Exercise objective: Work out how many lines have "chart" in them. Give only that number.

Code that draws figures:
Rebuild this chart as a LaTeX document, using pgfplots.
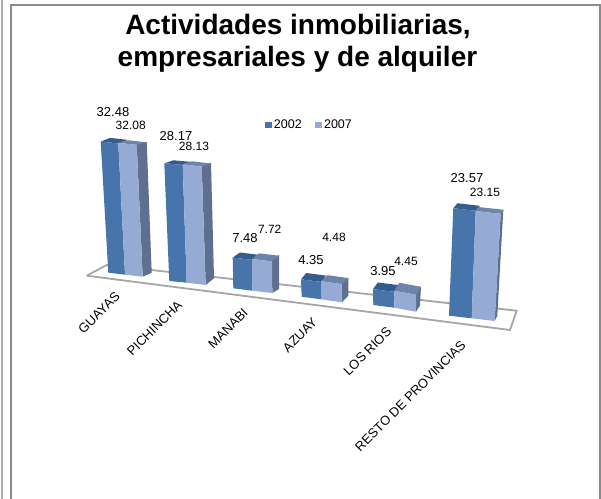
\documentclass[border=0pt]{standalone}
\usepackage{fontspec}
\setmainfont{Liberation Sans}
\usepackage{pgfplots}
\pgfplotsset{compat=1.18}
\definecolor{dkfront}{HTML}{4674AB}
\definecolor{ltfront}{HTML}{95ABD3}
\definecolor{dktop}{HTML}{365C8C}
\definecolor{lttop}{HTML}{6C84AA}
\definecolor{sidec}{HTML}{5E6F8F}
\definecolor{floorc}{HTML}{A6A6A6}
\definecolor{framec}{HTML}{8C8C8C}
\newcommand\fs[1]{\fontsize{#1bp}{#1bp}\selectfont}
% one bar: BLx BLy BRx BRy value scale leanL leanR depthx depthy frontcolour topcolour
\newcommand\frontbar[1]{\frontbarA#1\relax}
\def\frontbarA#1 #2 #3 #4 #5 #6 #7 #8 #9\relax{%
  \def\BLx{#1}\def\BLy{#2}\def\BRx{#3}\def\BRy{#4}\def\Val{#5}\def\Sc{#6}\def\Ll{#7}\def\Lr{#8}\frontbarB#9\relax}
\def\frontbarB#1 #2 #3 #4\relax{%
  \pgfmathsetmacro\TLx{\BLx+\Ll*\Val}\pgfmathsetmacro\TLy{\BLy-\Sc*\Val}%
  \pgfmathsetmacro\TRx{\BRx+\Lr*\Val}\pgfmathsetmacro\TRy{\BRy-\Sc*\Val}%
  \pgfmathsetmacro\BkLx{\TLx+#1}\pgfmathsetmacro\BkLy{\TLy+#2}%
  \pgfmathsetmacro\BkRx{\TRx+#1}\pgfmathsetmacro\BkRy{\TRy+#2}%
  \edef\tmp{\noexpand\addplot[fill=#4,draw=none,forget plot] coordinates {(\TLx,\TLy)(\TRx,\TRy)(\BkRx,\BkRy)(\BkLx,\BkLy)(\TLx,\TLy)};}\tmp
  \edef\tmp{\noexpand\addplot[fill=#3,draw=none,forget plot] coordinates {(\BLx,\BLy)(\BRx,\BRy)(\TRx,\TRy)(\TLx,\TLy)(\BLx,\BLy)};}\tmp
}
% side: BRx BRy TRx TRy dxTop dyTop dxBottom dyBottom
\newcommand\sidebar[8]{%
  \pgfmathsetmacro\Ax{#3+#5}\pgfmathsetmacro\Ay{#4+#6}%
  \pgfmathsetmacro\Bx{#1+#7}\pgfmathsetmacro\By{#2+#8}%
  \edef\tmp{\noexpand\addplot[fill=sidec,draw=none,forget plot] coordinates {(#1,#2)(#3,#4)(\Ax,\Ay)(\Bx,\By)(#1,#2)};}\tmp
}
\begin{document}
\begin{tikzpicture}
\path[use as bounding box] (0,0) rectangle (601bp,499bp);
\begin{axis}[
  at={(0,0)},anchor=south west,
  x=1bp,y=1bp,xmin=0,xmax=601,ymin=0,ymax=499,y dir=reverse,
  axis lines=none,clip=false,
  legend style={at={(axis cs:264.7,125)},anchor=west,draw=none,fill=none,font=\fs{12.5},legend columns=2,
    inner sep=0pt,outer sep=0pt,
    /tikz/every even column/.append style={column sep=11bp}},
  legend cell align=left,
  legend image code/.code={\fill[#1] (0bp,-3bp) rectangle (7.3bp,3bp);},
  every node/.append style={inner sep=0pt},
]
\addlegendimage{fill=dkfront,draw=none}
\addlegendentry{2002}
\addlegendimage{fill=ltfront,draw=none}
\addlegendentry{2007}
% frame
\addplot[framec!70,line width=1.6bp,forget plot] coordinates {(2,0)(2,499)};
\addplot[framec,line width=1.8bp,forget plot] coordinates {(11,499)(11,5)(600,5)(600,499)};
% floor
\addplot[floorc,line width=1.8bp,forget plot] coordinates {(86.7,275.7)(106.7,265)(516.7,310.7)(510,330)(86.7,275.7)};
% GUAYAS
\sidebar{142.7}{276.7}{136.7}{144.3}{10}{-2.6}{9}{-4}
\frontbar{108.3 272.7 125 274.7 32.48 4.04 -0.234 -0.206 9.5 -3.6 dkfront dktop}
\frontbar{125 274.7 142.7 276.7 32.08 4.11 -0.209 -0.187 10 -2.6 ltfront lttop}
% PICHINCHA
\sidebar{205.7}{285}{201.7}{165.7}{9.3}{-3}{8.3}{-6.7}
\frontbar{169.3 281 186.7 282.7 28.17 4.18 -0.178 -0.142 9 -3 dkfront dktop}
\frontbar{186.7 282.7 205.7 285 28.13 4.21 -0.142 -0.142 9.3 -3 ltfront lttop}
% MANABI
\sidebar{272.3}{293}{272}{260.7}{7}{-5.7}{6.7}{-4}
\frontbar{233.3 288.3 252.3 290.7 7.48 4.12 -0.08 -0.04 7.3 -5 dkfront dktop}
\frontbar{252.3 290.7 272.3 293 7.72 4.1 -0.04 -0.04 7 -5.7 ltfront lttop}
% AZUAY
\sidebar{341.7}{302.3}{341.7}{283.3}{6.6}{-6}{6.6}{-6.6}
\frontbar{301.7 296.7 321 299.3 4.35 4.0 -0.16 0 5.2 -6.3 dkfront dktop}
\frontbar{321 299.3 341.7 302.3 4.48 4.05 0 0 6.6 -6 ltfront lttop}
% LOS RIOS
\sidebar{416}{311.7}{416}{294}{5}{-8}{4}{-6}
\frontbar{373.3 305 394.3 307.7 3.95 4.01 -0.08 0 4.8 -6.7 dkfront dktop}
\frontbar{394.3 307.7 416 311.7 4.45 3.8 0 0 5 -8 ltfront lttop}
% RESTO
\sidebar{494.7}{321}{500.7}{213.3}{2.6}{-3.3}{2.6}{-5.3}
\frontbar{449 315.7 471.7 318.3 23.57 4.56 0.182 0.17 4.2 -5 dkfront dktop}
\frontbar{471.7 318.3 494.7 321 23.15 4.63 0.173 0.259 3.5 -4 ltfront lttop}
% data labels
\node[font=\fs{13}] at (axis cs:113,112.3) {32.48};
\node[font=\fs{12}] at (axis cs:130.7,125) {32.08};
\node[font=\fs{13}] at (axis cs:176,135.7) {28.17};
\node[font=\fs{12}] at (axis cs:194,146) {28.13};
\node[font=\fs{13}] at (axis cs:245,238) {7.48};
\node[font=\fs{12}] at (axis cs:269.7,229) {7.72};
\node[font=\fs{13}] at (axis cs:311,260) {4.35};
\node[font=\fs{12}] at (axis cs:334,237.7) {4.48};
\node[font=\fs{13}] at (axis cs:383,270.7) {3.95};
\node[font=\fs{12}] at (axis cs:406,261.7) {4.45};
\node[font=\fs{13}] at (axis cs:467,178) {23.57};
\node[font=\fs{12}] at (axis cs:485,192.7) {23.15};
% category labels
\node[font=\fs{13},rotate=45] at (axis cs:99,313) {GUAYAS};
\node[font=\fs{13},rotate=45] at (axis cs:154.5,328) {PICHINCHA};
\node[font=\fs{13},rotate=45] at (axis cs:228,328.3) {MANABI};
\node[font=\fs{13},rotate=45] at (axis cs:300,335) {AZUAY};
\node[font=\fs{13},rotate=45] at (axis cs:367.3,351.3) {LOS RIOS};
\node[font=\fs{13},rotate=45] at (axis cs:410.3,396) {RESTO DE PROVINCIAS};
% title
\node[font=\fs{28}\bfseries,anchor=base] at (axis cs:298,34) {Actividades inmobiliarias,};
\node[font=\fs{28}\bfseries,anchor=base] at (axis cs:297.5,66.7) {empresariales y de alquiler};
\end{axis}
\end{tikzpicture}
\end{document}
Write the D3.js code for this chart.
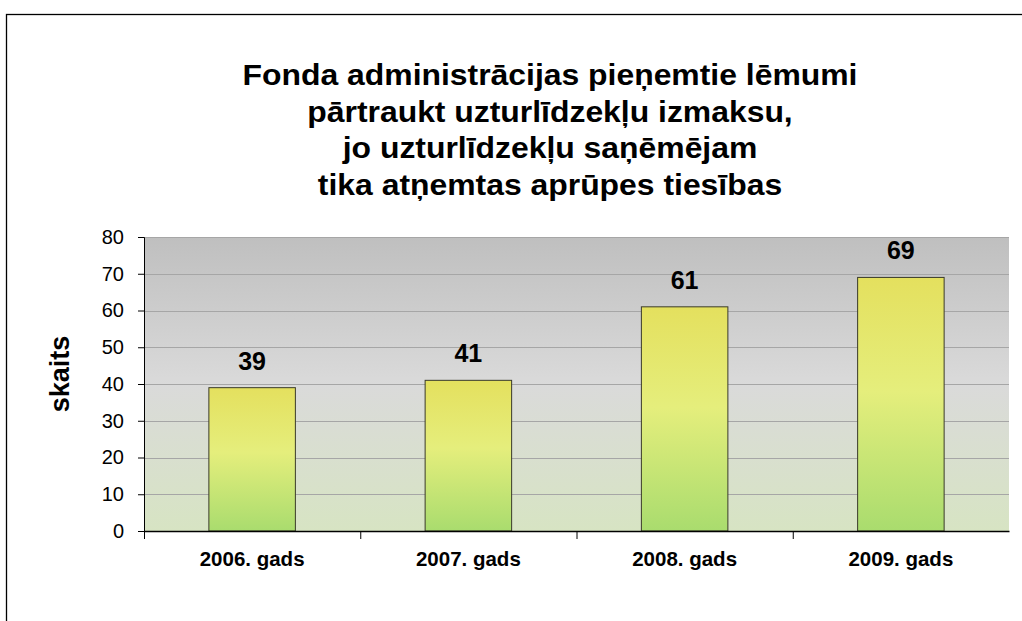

Exercise response: 2